### What you need to do
Reproduce all the lines below exactly and omit the images.

..........

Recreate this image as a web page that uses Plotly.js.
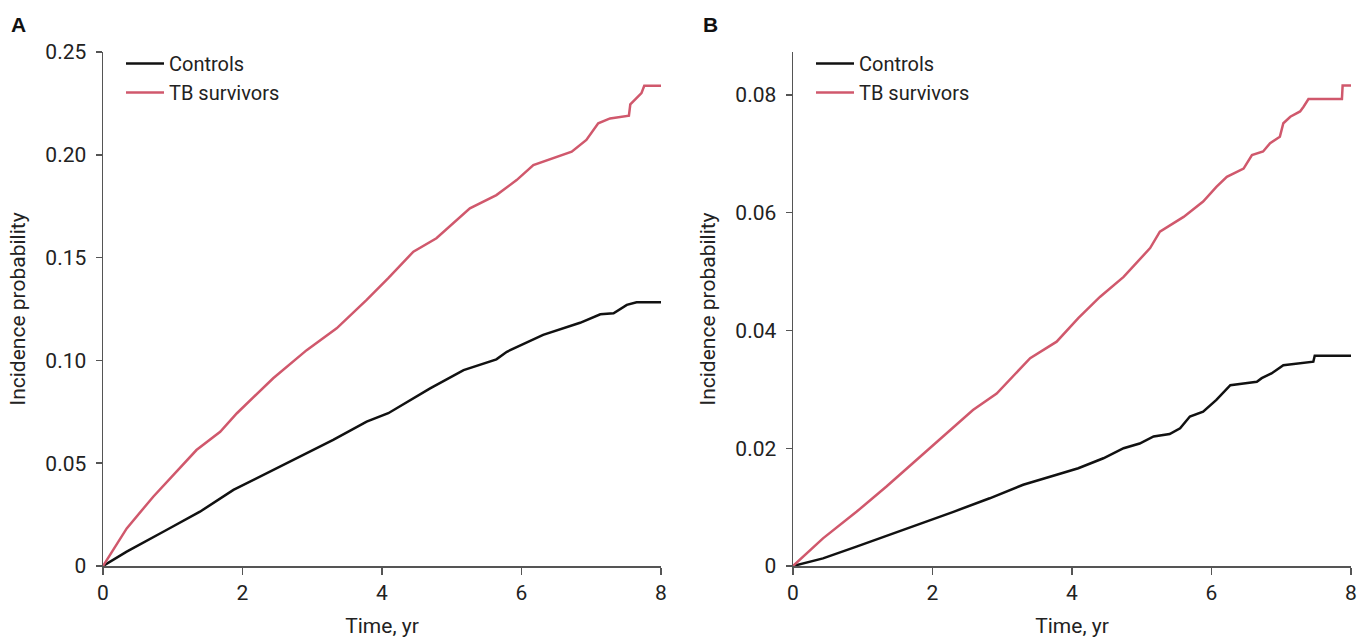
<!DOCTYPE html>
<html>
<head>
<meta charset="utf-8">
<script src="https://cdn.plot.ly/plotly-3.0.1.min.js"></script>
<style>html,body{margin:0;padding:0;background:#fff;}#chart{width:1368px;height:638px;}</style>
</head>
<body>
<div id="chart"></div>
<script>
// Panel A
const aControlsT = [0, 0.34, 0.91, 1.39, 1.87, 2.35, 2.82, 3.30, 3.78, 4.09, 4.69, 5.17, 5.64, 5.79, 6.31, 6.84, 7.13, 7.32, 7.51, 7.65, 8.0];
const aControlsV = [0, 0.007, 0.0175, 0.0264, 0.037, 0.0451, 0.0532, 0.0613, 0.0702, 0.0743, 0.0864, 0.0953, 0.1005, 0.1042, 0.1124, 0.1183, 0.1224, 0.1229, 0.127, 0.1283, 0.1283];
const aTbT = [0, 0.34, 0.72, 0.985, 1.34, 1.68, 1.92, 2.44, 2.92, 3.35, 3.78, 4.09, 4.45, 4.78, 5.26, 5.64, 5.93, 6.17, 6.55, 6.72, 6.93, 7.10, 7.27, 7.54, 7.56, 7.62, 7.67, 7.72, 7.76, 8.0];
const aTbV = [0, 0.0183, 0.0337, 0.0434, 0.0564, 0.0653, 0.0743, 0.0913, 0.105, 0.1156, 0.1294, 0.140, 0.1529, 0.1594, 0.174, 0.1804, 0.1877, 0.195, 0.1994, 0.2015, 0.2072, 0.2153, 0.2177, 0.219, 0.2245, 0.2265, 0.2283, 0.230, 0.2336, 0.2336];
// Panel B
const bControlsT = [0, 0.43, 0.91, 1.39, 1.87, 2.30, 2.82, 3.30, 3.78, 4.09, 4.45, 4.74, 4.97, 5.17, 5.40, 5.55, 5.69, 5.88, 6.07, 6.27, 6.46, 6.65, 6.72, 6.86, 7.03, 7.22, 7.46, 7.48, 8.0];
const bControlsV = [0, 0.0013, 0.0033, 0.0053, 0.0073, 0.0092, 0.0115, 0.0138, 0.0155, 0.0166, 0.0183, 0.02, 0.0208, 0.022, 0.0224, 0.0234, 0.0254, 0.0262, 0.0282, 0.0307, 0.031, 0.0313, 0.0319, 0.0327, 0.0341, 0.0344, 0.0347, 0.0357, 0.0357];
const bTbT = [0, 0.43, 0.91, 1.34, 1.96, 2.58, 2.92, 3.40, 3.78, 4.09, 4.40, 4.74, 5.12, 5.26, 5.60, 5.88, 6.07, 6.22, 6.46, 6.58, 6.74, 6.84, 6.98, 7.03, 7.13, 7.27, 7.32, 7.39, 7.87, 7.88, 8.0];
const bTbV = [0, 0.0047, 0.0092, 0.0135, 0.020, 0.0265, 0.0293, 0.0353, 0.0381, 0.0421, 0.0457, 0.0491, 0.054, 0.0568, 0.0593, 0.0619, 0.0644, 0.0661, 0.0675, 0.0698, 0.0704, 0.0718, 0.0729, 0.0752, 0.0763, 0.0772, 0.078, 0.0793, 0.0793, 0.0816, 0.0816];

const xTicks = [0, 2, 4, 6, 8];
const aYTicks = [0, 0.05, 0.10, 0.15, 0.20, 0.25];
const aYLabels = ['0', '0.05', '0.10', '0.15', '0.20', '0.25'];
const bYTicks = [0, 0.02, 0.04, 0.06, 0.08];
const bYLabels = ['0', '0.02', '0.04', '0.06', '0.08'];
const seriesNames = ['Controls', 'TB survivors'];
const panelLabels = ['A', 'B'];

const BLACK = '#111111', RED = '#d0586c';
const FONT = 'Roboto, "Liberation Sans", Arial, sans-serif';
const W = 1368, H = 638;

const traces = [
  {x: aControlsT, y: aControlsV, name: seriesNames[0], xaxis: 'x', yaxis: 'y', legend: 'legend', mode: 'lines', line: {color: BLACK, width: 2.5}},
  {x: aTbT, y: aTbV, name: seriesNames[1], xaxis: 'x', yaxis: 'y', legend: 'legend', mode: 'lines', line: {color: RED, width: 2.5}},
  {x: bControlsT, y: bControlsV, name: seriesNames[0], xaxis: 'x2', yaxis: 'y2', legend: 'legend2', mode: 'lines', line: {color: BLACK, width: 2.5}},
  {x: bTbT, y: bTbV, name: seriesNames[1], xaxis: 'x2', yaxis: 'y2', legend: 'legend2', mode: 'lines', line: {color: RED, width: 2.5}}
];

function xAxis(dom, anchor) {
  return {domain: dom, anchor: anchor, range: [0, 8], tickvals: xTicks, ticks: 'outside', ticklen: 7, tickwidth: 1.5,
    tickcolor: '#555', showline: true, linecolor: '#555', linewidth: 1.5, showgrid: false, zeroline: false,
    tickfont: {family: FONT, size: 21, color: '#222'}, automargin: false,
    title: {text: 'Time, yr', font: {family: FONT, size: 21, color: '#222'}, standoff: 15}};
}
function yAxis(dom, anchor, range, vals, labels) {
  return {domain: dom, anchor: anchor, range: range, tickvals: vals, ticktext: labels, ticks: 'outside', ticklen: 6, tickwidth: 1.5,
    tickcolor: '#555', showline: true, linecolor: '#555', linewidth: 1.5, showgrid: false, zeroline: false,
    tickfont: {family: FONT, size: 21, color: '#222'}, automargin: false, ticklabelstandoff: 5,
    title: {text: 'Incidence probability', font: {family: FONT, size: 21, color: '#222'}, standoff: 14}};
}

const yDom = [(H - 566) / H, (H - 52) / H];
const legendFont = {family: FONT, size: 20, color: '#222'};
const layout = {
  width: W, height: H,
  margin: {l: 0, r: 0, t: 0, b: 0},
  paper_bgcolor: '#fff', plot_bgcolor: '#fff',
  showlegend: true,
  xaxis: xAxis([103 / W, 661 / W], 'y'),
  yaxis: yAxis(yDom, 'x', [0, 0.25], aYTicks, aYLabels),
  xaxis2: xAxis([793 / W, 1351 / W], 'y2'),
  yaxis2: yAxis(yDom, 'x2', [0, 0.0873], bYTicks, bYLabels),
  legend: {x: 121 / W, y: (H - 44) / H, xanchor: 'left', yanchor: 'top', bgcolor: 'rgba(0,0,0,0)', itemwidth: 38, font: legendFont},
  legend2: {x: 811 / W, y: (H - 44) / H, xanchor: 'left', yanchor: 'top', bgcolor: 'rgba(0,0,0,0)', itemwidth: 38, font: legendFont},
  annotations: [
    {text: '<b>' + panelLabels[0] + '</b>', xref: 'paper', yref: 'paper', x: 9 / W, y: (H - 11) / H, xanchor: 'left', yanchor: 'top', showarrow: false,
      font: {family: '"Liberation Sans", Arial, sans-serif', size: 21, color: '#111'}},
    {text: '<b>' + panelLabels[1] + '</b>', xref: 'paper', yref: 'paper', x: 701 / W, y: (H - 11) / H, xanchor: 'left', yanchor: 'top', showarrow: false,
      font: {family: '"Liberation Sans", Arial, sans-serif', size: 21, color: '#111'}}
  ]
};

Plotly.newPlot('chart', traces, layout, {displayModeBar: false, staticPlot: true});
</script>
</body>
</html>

..........

### Response below
Recreate this image as a web page that uses Plotly.js.
<!DOCTYPE html>
<html>
<head>
<meta charset="utf-8">
<script src="https://cdn.plot.ly/plotly-3.0.1.min.js"></script>
<style>html,body{margin:0;padding:0;background:#fff;}#chart{width:1368px;height:638px;}</style>
</head>
<body>
<div id="chart"></div>
<script>
// Panel A
const aControlsT = [0, 0.34, 0.91, 1.39, 1.87, 2.35, 2.82, 3.30, 3.78, 4.09, 4.69, 5.17, 5.64, 5.79, 6.31, 6.84, 7.13, 7.32, 7.51, 7.65, 8.0];
const aControlsV = [0, 0.007, 0.0175, 0.0264, 0.037, 0.0451, 0.0532, 0.0613, 0.0702, 0.0743, 0.0864, 0.0953, 0.1005, 0.1042, 0.1124, 0.1183, 0.1224, 0.1229, 0.127, 0.1283, 0.1283];
const aTbT = [0, 0.34, 0.72, 0.985, 1.34, 1.68, 1.92, 2.44, 2.92, 3.35, 3.78, 4.09, 4.45, 4.78, 5.26, 5.64, 5.93, 6.17, 6.55, 6.72, 6.93, 7.10, 7.27, 7.54, 7.56, 7.62, 7.67, 7.72, 7.76, 8.0];
const aTbV = [0, 0.0183, 0.0337, 0.0434, 0.0564, 0.0653, 0.0743, 0.0913, 0.105, 0.1156, 0.1294, 0.140, 0.1529, 0.1594, 0.174, 0.1804, 0.1877, 0.195, 0.1994, 0.2015, 0.2072, 0.2153, 0.2177, 0.219, 0.2245, 0.2265, 0.2283, 0.230, 0.2336, 0.2336];
// Panel B
const bControlsT = [0, 0.43, 0.91, 1.39, 1.87, 2.30, 2.82, 3.30, 3.78, 4.09, 4.45, 4.74, 4.97, 5.17, 5.40, 5.55, 5.69, 5.88, 6.07, 6.27, 6.46, 6.65, 6.72, 6.86, 7.03, 7.22, 7.46, 7.48, 8.0];
const bControlsV = [0, 0.0013, 0.0033, 0.0053, 0.0073, 0.0092, 0.0115, 0.0138, 0.0155, 0.0166, 0.0183, 0.02, 0.0208, 0.022, 0.0224, 0.0234, 0.0254, 0.0262, 0.0282, 0.0307, 0.031, 0.0313, 0.0319, 0.0327, 0.0341, 0.0344, 0.0347, 0.0357, 0.0357];
const bTbT = [0, 0.43, 0.91, 1.34, 1.96, 2.58, 2.92, 3.40, 3.78, 4.09, 4.40, 4.74, 5.12, 5.26, 5.60, 5.88, 6.07, 6.22, 6.46, 6.58, 6.74, 6.84, 6.98, 7.03, 7.13, 7.27, 7.32, 7.39, 7.87, 7.88, 8.0];
const bTbV = [0, 0.0047, 0.0092, 0.0135, 0.020, 0.0265, 0.0293, 0.0353, 0.0381, 0.0421, 0.0457, 0.0491, 0.054, 0.0568, 0.0593, 0.0619, 0.0644, 0.0661, 0.0675, 0.0698, 0.0704, 0.0718, 0.0729, 0.0752, 0.0763, 0.0772, 0.078, 0.0793, 0.0793, 0.0816, 0.0816];

const xTicks = [0, 2, 4, 6, 8];
const aYTicks = [0, 0.05, 0.10, 0.15, 0.20, 0.25];
const aYLabels = ['0', '0.05', '0.10', '0.15', '0.20', '0.25'];
const bYTicks = [0, 0.02, 0.04, 0.06, 0.08];
const bYLabels = ['0', '0.02', '0.04', '0.06', '0.08'];
const seriesNames = ['Controls', 'TB survivors'];
const panelLabels = ['A', 'B'];

const BLACK = '#111111', RED = '#d0586c';
const FONT = 'Roboto, "Liberation Sans", Arial, sans-serif';
const W = 1368, H = 638;

const traces = [
  {x: aControlsT, y: aControlsV, name: seriesNames[0], xaxis: 'x', yaxis: 'y', legend: 'legend', mode: 'lines', line: {color: BLACK, width: 2.5}},
  {x: aTbT, y: aTbV, name: seriesNames[1], xaxis: 'x', yaxis: 'y', legend: 'legend', mode: 'lines', line: {color: RED, width: 2.5}},
  {x: bControlsT, y: bControlsV, name: seriesNames[0], xaxis: 'x2', yaxis: 'y2', legend: 'legend2', mode: 'lines', line: {color: BLACK, width: 2.5}},
  {x: bTbT, y: bTbV, name: seriesNames[1], xaxis: 'x2', yaxis: 'y2', legend: 'legend2', mode: 'lines', line: {color: RED, width: 2.5}}
];

function xAxis(dom, anchor) {
  return {domain: dom, anchor: anchor, range: [0, 8], tickvals: xTicks, ticks: 'outside', ticklen: 7, tickwidth: 1.5,
    tickcolor: '#555', showline: true, linecolor: '#555', linewidth: 1.5, showgrid: false, zeroline: false,
    tickfont: {family: FONT, size: 21, color: '#222'}, automargin: false,
    title: {text: 'Time, yr', font: {family: FONT, size: 21, color: '#222'}, standoff: 15}};
}
function yAxis(dom, anchor, range, vals, labels) {
  return {domain: dom, anchor: anchor, range: range, tickvals: vals, ticktext: labels, ticks: 'outside', ticklen: 6, tickwidth: 1.5,
    tickcolor: '#555', showline: true, linecolor: '#555', linewidth: 1.5, showgrid: false, zeroline: false,
    tickfont: {family: FONT, size: 21, color: '#222'}, automargin: false, ticklabelstandoff: 5,
    title: {text: 'Incidence probability', font: {family: FONT, size: 21, color: '#222'}, standoff: 14}};
}

const yDom = [(H - 566) / H, (H - 52) / H];
const legendFont = {family: FONT, size: 20, color: '#222'};
const layout = {
  width: W, height: H,
  margin: {l: 0, r: 0, t: 0, b: 0},
  paper_bgcolor: '#fff', plot_bgcolor: '#fff',
  showlegend: true,
  xaxis: xAxis([103 / W, 661 / W], 'y'),
  yaxis: yAxis(yDom, 'x', [0, 0.25], aYTicks, aYLabels),
  xaxis2: xAxis([793 / W, 1351 / W], 'y2'),
  yaxis2: yAxis(yDom, 'x2', [0, 0.0873], bYTicks, bYLabels),
  legend: {x: 121 / W, y: (H - 44) / H, xanchor: 'left', yanchor: 'top', bgcolor: 'rgba(0,0,0,0)', itemwidth: 38, font: legendFont},
  legend2: {x: 811 / W, y: (H - 44) / H, xanchor: 'left', yanchor: 'top', bgcolor: 'rgba(0,0,0,0)', itemwidth: 38, font: legendFont},
  annotations: [
    {text: '<b>' + panelLabels[0] + '</b>', xref: 'paper', yref: 'paper', x: 9 / W, y: (H - 11) / H, xanchor: 'left', yanchor: 'top', showarrow: false,
      font: {family: '"Liberation Sans", Arial, sans-serif', size: 21, color: '#111'}},
    {text: '<b>' + panelLabels[1] + '</b>', xref: 'paper', yref: 'paper', x: 701 / W, y: (H - 11) / H, xanchor: 'left', yanchor: 'top', showarrow: false,
      font: {family: '"Liberation Sans", Arial, sans-serif', size: 21, color: '#111'}}
  ]
};

Plotly.newPlot('chart', traces, layout, {displayModeBar: false, staticPlot: true});
</script>
</body>
</html>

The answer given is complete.